A two-year national evaluation of integrated care pilots, commissioned by the DH, was carried out by Ernst & Young, RAND Europe and the University of Cambridge.
The study covered 16 pilot sites across England, which piloted different ways of integrating care between general practices, community nurses, hospitals and social services.
Pilot areas included Bournemouth and Poole, which ran a scheme to improve care in dementia; North Cornwall, which worked to improve mental healthcare; and Northumbria, which worked on COPD.
Despite staff satisfaction rising across the pilot areas with staff reporting higher levels of responsibility and breadth in their work, the evidence showed that patients saw no real improvement in their care.

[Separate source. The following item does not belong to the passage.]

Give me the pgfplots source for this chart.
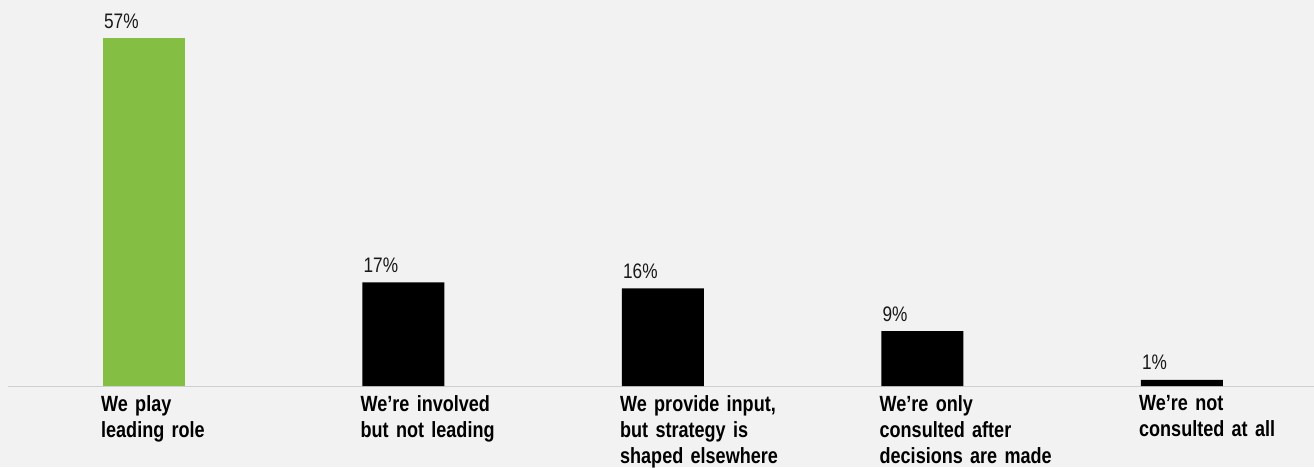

A survey of 700 patients who were treated under the pilots found that they felt less involved in decisions about their care, less likely to see the nurse they preferred, less in control of their lives and less likely to have their preferences taken into account by social services or care workers.
The authors of the report said the results could be due to some pilots setting themselves challenges that were harder to deliver than anticipated.

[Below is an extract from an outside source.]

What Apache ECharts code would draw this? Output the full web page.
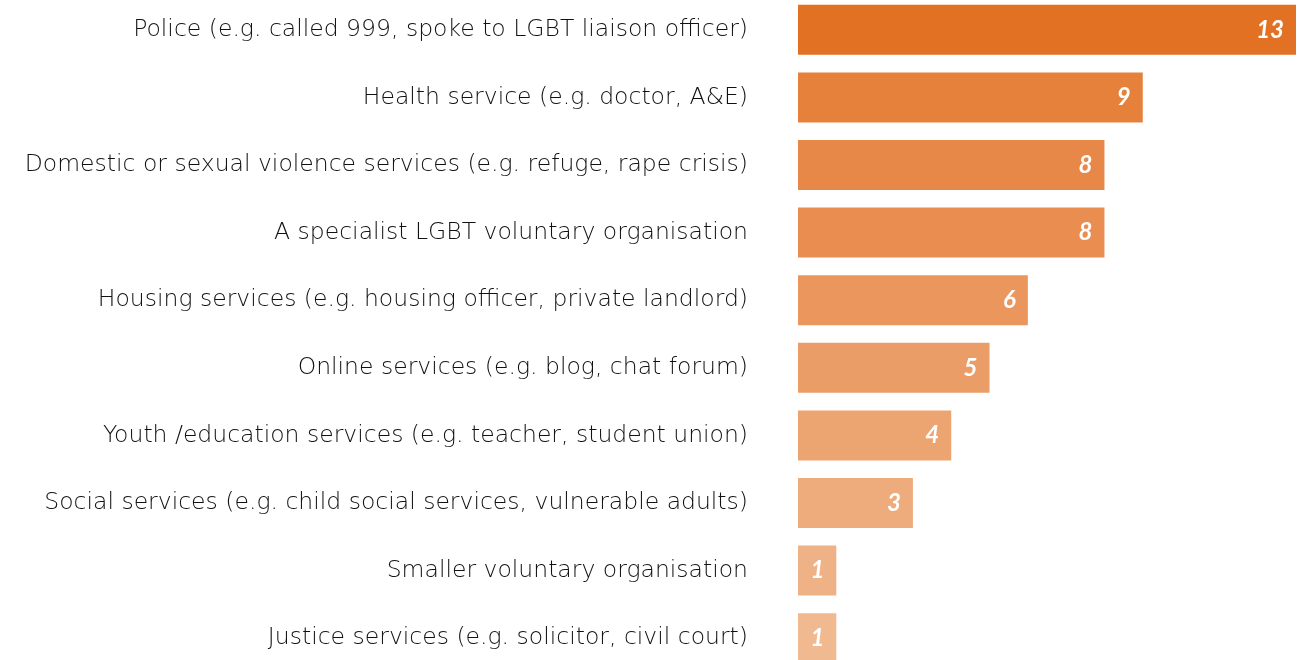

‘We also speculate that some service users (especially older patients) were attached to the "pre-pilot" ways of delivering care, although we recognise this may change over time,’ the author added.
Although patients did not report an improvement in their own care, 54% of staff taking part in the pilots said they believed their patient’s care had improved.

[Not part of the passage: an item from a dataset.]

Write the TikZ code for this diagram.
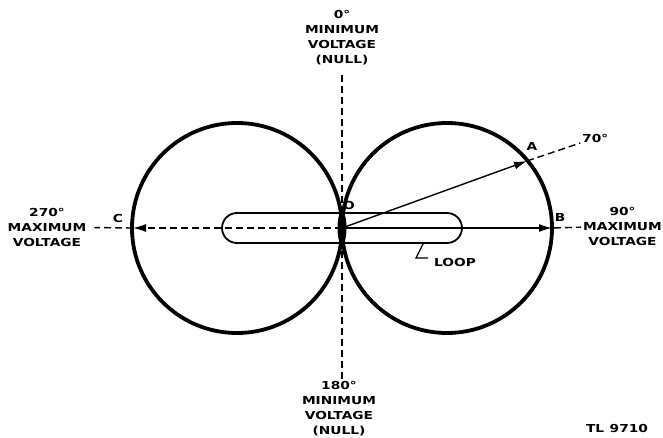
\documentclass[tikz,border=0pt]{standalone}
\usepackage{fontspec}
\newfontfamily\leroy{DejaVu Sans}[FakeStretch=1.25]
\usetikzlibrary{arrows.meta}

\begin{document}
\begin{tikzpicture}[x=1pt,y=-1pt,
    txt/.style={align=center,inner sep=0pt,
      font=\leroy\bfseries\fontsize{11}{15}\selectfont},
    lobe/.style={line width=3.8pt},
    axis/.style={line width=1.4pt,dash pattern=on 7pt off 4pt},
    tip/.style={-{Latex[length=13pt,width=8pt]}},
    vec/.style={line width=1.4pt,tip}]

    \useasboundingbox (0,0) rectangle (663,438);

    % points of the pattern
    \coordinate (o) at (342,228);
    \coordinate (b) at (552,228);
    \coordinate (c) at (133,228);
    \coordinate (a) at (527,161);

    % the two lobes
    \draw[lobe] (447,228) circle[radius=105pt];
    \draw[lobe] (237,228) circle[radius=105pt];
    \fill (o) ellipse[x radius=4.5pt,y radius=17pt];

    % loop
    \draw[line width=1.8pt,rounded corners=15pt] (222,213) rectangle (462,243);

    % labels
    \node[txt] (top) at (342,38) {0°\\MINIMUM\\VOLTAGE\\(NULL)};
    \node[txt] (bot) at (339,409) {180°\\MINIMUM\\VOLTAGE\\(NULL)};
    \node[txt] (left) at (47,227) {270°\\MAXIMUM\\VOLTAGE};
    \node[txt,anchor=east] (right) at (662,226) {90°\\MAXIMUM\\VOLTAGE};
    \node[txt] (lc) at (118,218) {C};
    \node[txt] (lb) at (560,217) {B};
    \node[txt] (la) at (532,146) {A};
    \node[txt,anchor=west] (l70) at (582,138) {70°};
    \node[txt] (lo) at (349,205) {O};
    \node[txt,anchor=west] (lloop) at (434,262) {LOOP};
    \node[txt] (tl) at (617,428) {TL\enspace 9710};

    % axes and vectors
    \draw[axis,shorten <=9pt,shorten >=2pt] (top.south) -- (top.south |- bot.north);
    \draw[axis,tip] (o) -- (c);
    \draw[axis,shorten >=8pt] (c) -- (left);
    \draw[vec] (o) -- (b);
    \draw[axis,shorten <=2pt,shorten >=2pt] (b) -- (right);
    \draw[vec] (o) -- (a);
    \draw[axis,shorten >=2pt] (a) -- (l70);

    % leader of the loop
    \coordinate (k0) at (423,244);
    \coordinate (k1) at (416,258);
    \coordinate (k2) at (428,258);
    \draw[line width=1.3pt] (k0) -- (k1) -- (k2);
  \end{tikzpicture}
\end{document}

The research also found that the pilots did not reduce A&E admissions in the pilot areas. The study said: ‘In analyses of individual patients and matched controls we found a significant increase in emergency admissions in patients from pilot practices, most marked in case management sites.
Despite increasing emergency admissions, the study found that hospital care was needed less for patients of those pilots that focused on the introduction of intensive case management.
For patients in these areas, outpatient visits fell by 22% and planned admissions by 21%. Consequently, savings of 9% were made in the overall cost of hospital care.